## Work to be completed
Copy all lines of the listing that include the string "this".

## Supplied records
######
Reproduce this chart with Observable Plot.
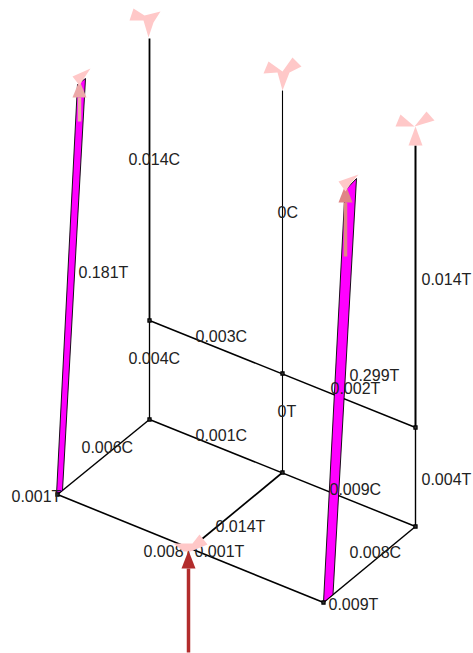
######
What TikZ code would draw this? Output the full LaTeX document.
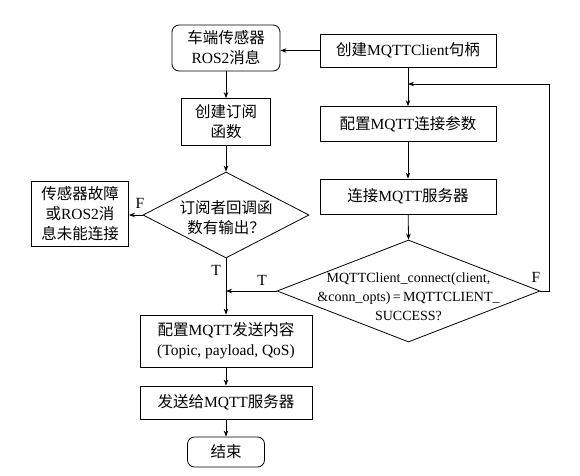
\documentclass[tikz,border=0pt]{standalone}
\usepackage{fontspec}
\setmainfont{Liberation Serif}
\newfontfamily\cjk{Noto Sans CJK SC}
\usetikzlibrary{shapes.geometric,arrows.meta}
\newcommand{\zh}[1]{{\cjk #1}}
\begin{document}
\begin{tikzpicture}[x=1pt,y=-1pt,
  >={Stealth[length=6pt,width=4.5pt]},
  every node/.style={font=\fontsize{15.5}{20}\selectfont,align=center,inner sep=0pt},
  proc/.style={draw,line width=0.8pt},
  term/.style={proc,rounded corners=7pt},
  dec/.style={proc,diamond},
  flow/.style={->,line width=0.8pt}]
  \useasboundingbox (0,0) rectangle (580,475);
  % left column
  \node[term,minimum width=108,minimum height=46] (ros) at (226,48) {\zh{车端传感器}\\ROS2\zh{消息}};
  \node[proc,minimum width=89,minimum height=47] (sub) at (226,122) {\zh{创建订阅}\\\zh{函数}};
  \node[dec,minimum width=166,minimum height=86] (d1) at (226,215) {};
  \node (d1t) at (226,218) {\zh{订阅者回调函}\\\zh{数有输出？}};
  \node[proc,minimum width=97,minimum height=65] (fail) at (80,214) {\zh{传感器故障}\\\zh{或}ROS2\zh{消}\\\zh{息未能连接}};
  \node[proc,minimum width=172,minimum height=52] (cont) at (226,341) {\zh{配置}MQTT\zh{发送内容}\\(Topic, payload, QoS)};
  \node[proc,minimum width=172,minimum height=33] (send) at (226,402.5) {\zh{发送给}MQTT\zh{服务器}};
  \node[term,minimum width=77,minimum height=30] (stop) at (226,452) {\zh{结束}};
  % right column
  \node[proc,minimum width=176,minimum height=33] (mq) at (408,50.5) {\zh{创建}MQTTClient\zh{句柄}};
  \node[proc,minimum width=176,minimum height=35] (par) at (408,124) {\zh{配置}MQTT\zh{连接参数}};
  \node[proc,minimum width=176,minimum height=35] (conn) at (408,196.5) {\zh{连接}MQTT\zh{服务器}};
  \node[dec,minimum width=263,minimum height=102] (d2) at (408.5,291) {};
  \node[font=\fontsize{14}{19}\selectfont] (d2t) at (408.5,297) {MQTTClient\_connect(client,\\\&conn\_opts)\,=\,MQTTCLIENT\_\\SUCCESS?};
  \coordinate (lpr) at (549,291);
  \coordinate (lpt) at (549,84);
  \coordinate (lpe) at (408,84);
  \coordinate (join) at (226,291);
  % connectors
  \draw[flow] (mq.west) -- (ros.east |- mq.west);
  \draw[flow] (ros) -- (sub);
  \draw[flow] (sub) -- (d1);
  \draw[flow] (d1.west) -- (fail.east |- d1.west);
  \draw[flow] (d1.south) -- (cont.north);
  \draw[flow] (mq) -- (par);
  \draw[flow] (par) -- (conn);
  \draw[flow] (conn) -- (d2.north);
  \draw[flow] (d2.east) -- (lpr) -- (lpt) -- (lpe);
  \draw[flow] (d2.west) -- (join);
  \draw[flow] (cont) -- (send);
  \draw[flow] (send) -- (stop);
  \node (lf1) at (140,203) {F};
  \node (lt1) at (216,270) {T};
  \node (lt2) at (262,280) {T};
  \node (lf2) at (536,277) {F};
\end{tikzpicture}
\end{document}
######
## Task output
Reproduce this chart with Observable Plot.
What TikZ code would draw this? Output the full LaTeX document.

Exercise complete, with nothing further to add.